Problem details: Copy out the lines that have "this" in them.

----- Data extract

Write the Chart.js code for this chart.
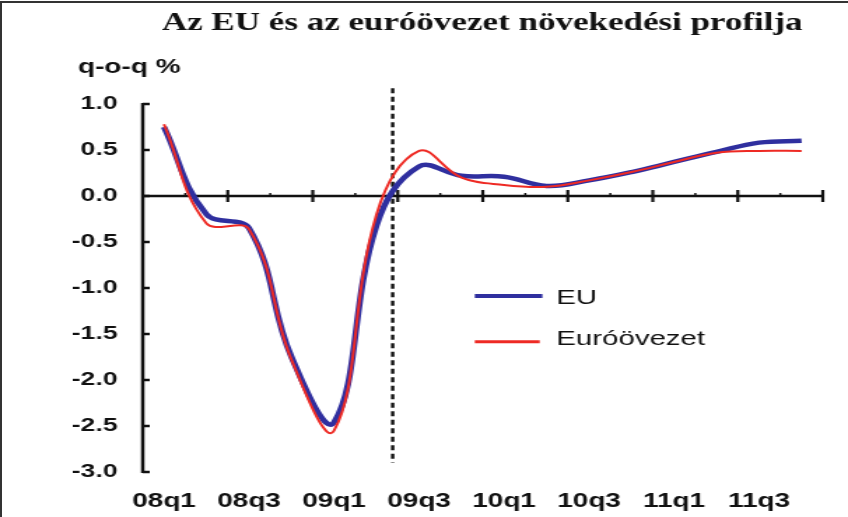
<!DOCTYPE html>
<html lang="hu">
<head>
<meta charset="UTF-8">
<title>Az EU és az euróövezet növekedési profilja</title>
<script src="https://cdn.jsdelivr.net/npm/chart.js"></script>
<style>
    body { margin: 0; background: #fff; }
    #keret { position: relative; width: 848px; height: 517px; overflow: hidden; }
    #szegely {
        position: absolute; left: 0; top: 1px; width: 848px; height: 530px;
        border-top: 2px solid #333; border-left: 2px solid #333;
        box-sizing: border-box; pointer-events: none;
    }
</style>
</head>
<body>
<div id="keret">
    <!-- the original picture is stretched sideways, so the canvas is too -->
    <canvas id="grafikon" width="606" height="517" style="width:848px;height:517px;display:block"></canvas>
    <div id="szegely"></div>
</div>

<script>
    var negyedevek = ['08q1', '08q2', '08q3', '08q4', '09q1', '09q2', '09q3', '09q4',
                      '10q1', '10q2', '10q3', '10q4', '11q1', '11q2', '11q3', '11q4'];
    var euAdatok = [0.75, -0.20, -0.35, -1.75, -2.46, -0.32, 0.32, 0.22,
                    0.21, 0.11, 0.17, 0.26, 0.37, 0.48, 0.58, 0.60];
    var euroovezetAdatok = [0.78, -0.30, -0.36, -1.78, -2.55, -0.20, 0.49, 0.20,
                            0.12, 0.10, 0.17, 0.26, 0.37, 0.47, 0.49, 0.49];
    var yMin = -3.0, yMax = 1.0, yLepes = 0.5;
    var elorejelzesKezdete = 5.38; // szaggatott vonal helye (negyedév index)

    var kekSzin = '#2f2f9f';
    var pirosSzin = '#ee2a24';
    var betu = "'Liberation Sans', Arial, sans-serif";

    var dekor = {
        id: 'dekor',
        beforeDatasetsDraw: function (chart) {
            var ctx = chart.ctx, x = chart.scales.x, y = chart.scales.y, area = chart.chartArea;
            var lepes = x.getPixelForValue(1) - x.getPixelForValue(0);
            var y0 = y.getPixelForValue(0);
            ctx.save();
            ctx.strokeStyle = '#111';

            // függőleges tengely + belső jelek
            ctx.lineWidth = 2.5;
            ctx.beginPath();
            ctx.moveTo(area.left, area.top - 1);
            ctx.lineTo(area.left, area.bottom + 1);
            ctx.stroke();
            y.ticks.forEach(function (t) {
                var py = y.getPixelForValue(t.value);
                ctx.beginPath();
                ctx.moveTo(area.left, py);
                ctx.lineTo(area.left + 5, py);
                ctx.stroke();
            });

            // nulla vonal
            ctx.beginPath();
            ctx.moveTo(area.left, y0);
            ctx.lineTo(area.right, y0);
            ctx.stroke();
            for (var i = 1; i <= negyedevek.length; i++) {
                var px = x.getPixelForValue(0) - lepes / 2 + i * lepes;
                ctx.beginPath();
                if (i % 2 === 0) {
                    ctx.lineWidth = 2.2;
                    ctx.moveTo(px, y0 - 6);
                    ctx.lineTo(px, y0 + 6);
                } else {
                    ctx.lineWidth = 1.5;
                    ctx.moveTo(px, y0 - 3);
                    ctx.lineTo(px, y0);
                }
                ctx.stroke();
            }

            // szaggatott vonal
            var dx = x.getPixelForValue(0) + elorejelzesKezdete * lepes;
            ctx.lineWidth = 2.4;
            ctx.setLineDash([5, 3.5]);
            ctx.beginPath();
            ctx.moveTo(dx, y.getPixelForValue(1.17));
            ctx.lineTo(dx, y.getPixelForValue(-2.9));
            ctx.stroke();
            ctx.restore();
        },
        afterDraw: function (chart) {
            var ctx = chart.ctx;
            ctx.save();
            ctx.fillStyle = '#111';
            ctx.textAlign = 'center';
            ctx.textBaseline = 'alphabetic';
            ctx.font = "bold 25px 'Liberation Serif', 'Times New Roman', serif";
            ctx.fillText('Az EU és az euróövezet növekedési profilja', 344.6, 30);

            ctx.textAlign = 'left';
            ctx.font = 'bold 20px ' + betu;
            ctx.fillText('q-o-q %', 55.7, 73);

            // jelmagyarázat
            ctx.lineWidth = 4;
            ctx.strokeStyle = kekSzin;
            ctx.beginPath(); ctx.moveTo(339.3, 296); ctx.lineTo(387.6, 296); ctx.stroke();
            ctx.lineWidth = 3;
            ctx.strokeStyle = pirosSzin;
            ctx.beginPath(); ctx.moveTo(339.3, 341.7); ctx.lineTo(385.7, 341.7); ctx.stroke();
            ctx.font = '21px ' + betu;
            ctx.textBaseline = 'middle';
            ctx.fillText('EU', 397.6, 298);
            ctx.fillText('Euróövezet', 397.6, 339.5);
            ctx.restore();
        }
    };

    new Chart(document.getElementById('grafikon').getContext('2d'), {
        type: 'line',
        data: {
            labels: negyedevek,
            datasets: [
                {
                    label: 'EU',
                    data: euAdatok,
                    borderColor: kekSzin,
                    borderWidth: 4.5,
                    pointRadius: 0,
                    tension: 0.4,
                    order: 1
                },
                {
                    label: 'Euróövezet',
                    data: euroovezetAdatok,
                    borderColor: pirosSzin,
                    borderWidth: 2,
                    pointRadius: 0,
                    tension: 0.4,
                    order: 0
                }
            ]
        },
        options: {
            responsive: false,
            animation: false,
            devicePixelRatio: 1,
            layout: { padding: { left: 0, right: 18, top: 104, bottom: 0 } },
            plugins: {
                legend: { display: false },
                title: { display: false },
                tooltip: { enabled: false }
            },
            scales: {
                x: {
                    offset: true,
                    grid: { display: false, drawTicks: false },
                    border: { display: false },
                    afterFit: function (s) { s.height = 45; },
                    ticks: {
                        autoSkip: false,
                        maxRotation: 0,
                        padding: 17,
                        color: '#111',
                        font: { family: betu, size: 20, weight: 'bold' },
                        callback: function (v, i) { return i % 2 === 0 ? negyedevek[i] : ''; }
                    }
                },
                y: {
                    min: yMin,
                    max: yMax,
                    grid: { display: false, drawTicks: false },
                    border: { display: false },
                    afterFit: function (s) { s.width = 102; },
                    ticks: {
                        stepSize: yLepes,
                        padding: 18,
                        color: '#111',
                        font: { family: betu, size: 19, weight: 'bold' },
                        callback: function (v) { return v.toFixed(1); }
                    }
                }
            }
        },
        plugins: [dekor]
    });
</script>
</body>
</html>
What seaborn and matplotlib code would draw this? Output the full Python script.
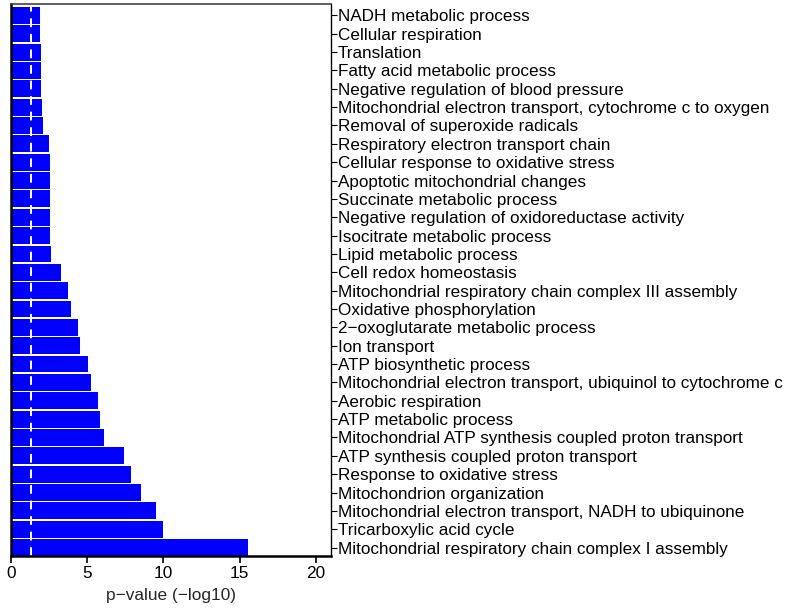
import matplotlib
matplotlib.use("Agg")
import matplotlib.pyplot as plt
import seaborn as sns
import pandas as pd

terms = [
    "NADH metabolic process",
    "Cellular respiration",
    "Translation",
    "Fatty acid metabolic process",
    "Negative regulation of blood pressure",
    "Mitochondrial electron transport, cytochrome c to oxygen",
    "Removal of superoxide radicals",
    "Respiratory electron transport chain",
    "Cellular response to oxidative stress",
    "Apoptotic mitochondrial changes",
    "Succinate metabolic process",
    "Negative regulation of oxidoreductase activity",
    "Isocitrate metabolic process",
    "Lipid metabolic process",
    "Cell redox homeostasis",
    "Mitochondrial respiratory chain complex III assembly",
    "Oxidative phosphorylation",
    "2\u2212oxoglutarate metabolic process",
    "Ion transport",
    "ATP biosynthetic process",
    "Mitochondrial electron transport, ubiquinol to cytochrome c",
    "Aerobic respiration",
    "ATP metabolic process",
    "Mitochondrial ATP synthesis coupled proton transport",
    "ATP synthesis coupled proton transport",
    "Response to oxidative stress",
    "Mitochondrion organization",
    "Mitochondrial electron transport, NADH to ubiquinone",
    "Tricarboxylic acid cycle",
    "Mitochondrial respiratory chain complex I assembly",
]
neglog10_p = [
    1.91, 1.91, 1.97, 1.97, 1.97, 2.04, 2.10, 2.50, 2.57, 2.57,
    2.57, 2.57, 2.57, 2.63, 3.29, 3.75, 3.95, 4.41, 4.54, 5.07,
    5.26, 5.72, 5.86, 6.12, 7.43, 7.89, 8.55, 9.54, 10.0, 15.53,
]
threshold = 1.3
x_ticks = [0, 5, 10, 15, 20]

df = pd.DataFrame({"term": terms, "value": neglog10_p})

sns.set_style("white")
plt.rcParams["font.family"] = ["Liberation Sans", "DejaVu Sans"]

fig = plt.figure(figsize=(7.89, 6.08), dpi=100)
ax = fig.add_axes([11 / 789, 52 / 608, 320 / 789, 552 / 608])

sns.barplot(data=df, x="value", y="term", orient="h", color="#0000FF",
            saturation=1, width=0.92, edgecolor="none", ax=ax)
ax.axvline(threshold, color="white", linestyle=(0, (4.5, 3.5)), linewidth=1.4)

ax.set_xlim(0, 21)
ax.set_ylim(len(terms) - 1 + 0.46, -0.62)
ax.set_xticks(x_ticks)
ax.set_xticklabels([str(t) for t in x_ticks], fontsize=12.4)
ax.yaxis.tick_right()
ax.tick_params(axis="y", labelsize=12.3, direction="out", length=4, width=0.8,
               pad=1, left=False, right=True, colors="black")
ax.tick_params(axis="x", direction="out", length=5, width=1.2, pad=2,
               bottom=True, colors="black")
ax.set_ylabel("")
ax.set_xlabel("p\u2212value (\u2212log10)", fontsize=12.4, labelpad=5)

for side in ["left", "bottom"]:
    ax.spines[side].set_linewidth(1.8)
    ax.spines[side].set_color("black")
ax.spines["right"].set_linewidth(1.0)
ax.spines["right"].set_color("black")
ax.spines["top"].set_linewidth(1.2)
ax.spines["top"].set_color("#444444")
for s in ax.spines.values():
    s.set_visible(True)

fig.savefig("out.png", dpi=100)
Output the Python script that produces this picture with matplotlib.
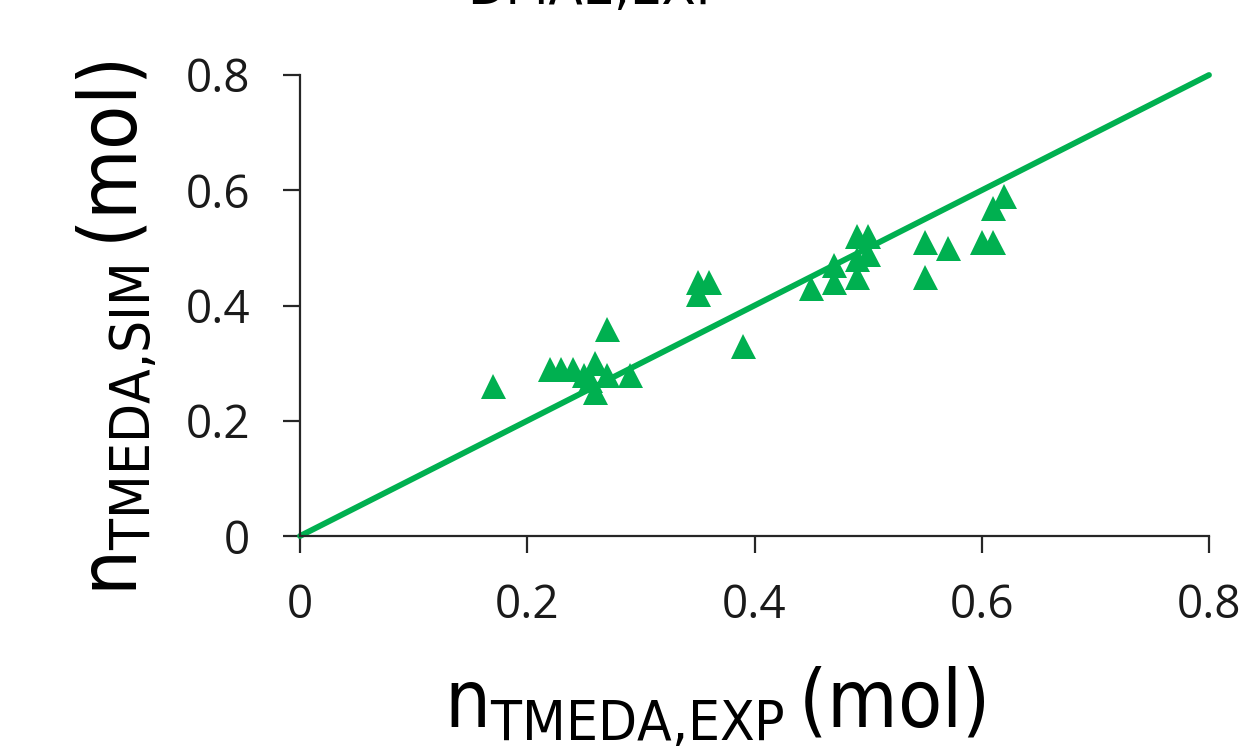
import matplotlib
matplotlib.use("Agg")
import matplotlib.pyplot as plt
from matplotlib import font_manager

# measured vs simulated amount of TMEDA
n_exp = [0.17, 0.22, 0.23, 0.24, 0.25, 0.255, 0.26, 0.26, 0.27, 0.27, 0.29,
         0.35, 0.35, 0.36, 0.39, 0.45, 0.47, 0.47, 0.49, 0.49, 0.49, 0.50,
         0.50, 0.55, 0.55, 0.57, 0.60, 0.61, 0.61, 0.62]
n_sim = [0.26, 0.29, 0.29, 0.29, 0.28, 0.27, 0.30, 0.25, 0.36, 0.28, 0.28,
         0.42, 0.44, 0.44, 0.33, 0.43, 0.44, 0.47, 0.45, 0.48, 0.52, 0.52,
         0.49, 0.51, 0.45, 0.50, 0.51, 0.51, 0.57, 0.59]
parity = [0, 0.8]
ticks = [0, 0.2, 0.4, 0.6, 0.8]
tick_labels = ['0', '0.2', '0.4', '0.6', '0.8']

green = '#00B050'
axis_col = '#262626'


def narrow_font():
    # pick a condensed face for the axis titles if one is installed
    fonts = font_manager.fontManager.ttflist
    def have(name, stretch=None):
        return any(f.name == name and (stretch is None or f.stretch == stretch)
                   for f in fonts)
    if have('Liberation Sans Narrow'):
        return 'Liberation Sans Narrow', 'normal'
    for name in ['DejaVu Sans', 'Noto Sans', 'Open Sans']:
        if have(name, 'condensed'):
            return name, 'condensed'
    return 'DejaVu Sans', 'normal'


label_family, label_stretch = narrow_font()
pattern = label_family + ':stretch=' + label_stretch

plt.rcParams['font.family'] = ['Open Sans', 'DejaVu Sans']
plt.rcParams['mathtext.fontset'] = 'custom'
plt.rcParams['mathtext.rm'] = pattern
plt.rcParams['mathtext.it'] = pattern + ':style=italic'
plt.rcParams['mathtext.bf'] = pattern + ':weight=bold'

fig = plt.figure(figsize=(12.48, 7.49), dpi=100)
ax = fig.add_axes([300 / 1248, 1 - 536 / 749, 909 / 1248, 461 / 749])

ax.plot(parity, parity, color=green, lw=4.2, solid_capstyle='round',
        clip_on=False, zorder=2)
ax.plot(n_exp, n_sim, ls='none', marker='^', ms=18, color=green,
        markeredgewidth=0, clip_on=False, zorder=3)

ax.set_xlim(0, 0.8)
ax.set_ylim(0, 0.8)
ax.set_xticks(ticks)
ax.set_xticklabels(tick_labels)
ax.set_yticks(ticks)
ax.set_yticklabels(tick_labels)

for side in ['top', 'right']:
    ax.spines[side].set_visible(False)
for side in ['left', 'bottom']:
    ax.spines[side].set_color(axis_col)
    ax.spines[side].set_linewidth(1.6)
ax.tick_params(axis='both', direction='out', length=12, width=1.6,
               color=axis_col, labelsize=33, labelcolor='#1a1a1a')
ax.tick_params(axis='y', pad=24)
ax.tick_params(axis='x', pad=22)

# axis titles with subscripts
title_kw = dict(family=label_family, stretch=label_stretch, fontsize=58)
fig.text(715 / 1248, 1 - 727 / 749, r'n$_{\mathrm{TMEDA{,}EXP}}\,$(mol)',
         ha='center', va='baseline', **title_kw)
fig.text(137 / 1248, 1 - 328 / 749, r'n$_{\mathrm{TMEDA{,}SIM}}\,$(mol)',
         ha='center', va='baseline', rotation=90, rotation_mode='anchor',
         **title_kw)

# subscript of the panel above, cut by the top edge
fig.text(597 / 1248, 1 - 4 / 749, 'DMAE,EXP', family=label_family,
         stretch=label_stretch, fontsize=40, ha='center', va='baseline')

fig.savefig('out.png', dpi=100)
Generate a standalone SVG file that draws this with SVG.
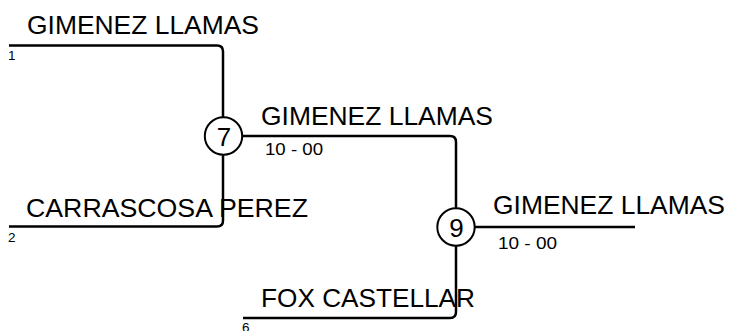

----------

Reply to the exercise:
Write the Chart.js code for this chart.
What seaborn and matplotlib code would draw this? Output the full Python script.
Output the Python script that produces this picture with matplotlib.
Generate a standalone SVG file that draws this with SVG.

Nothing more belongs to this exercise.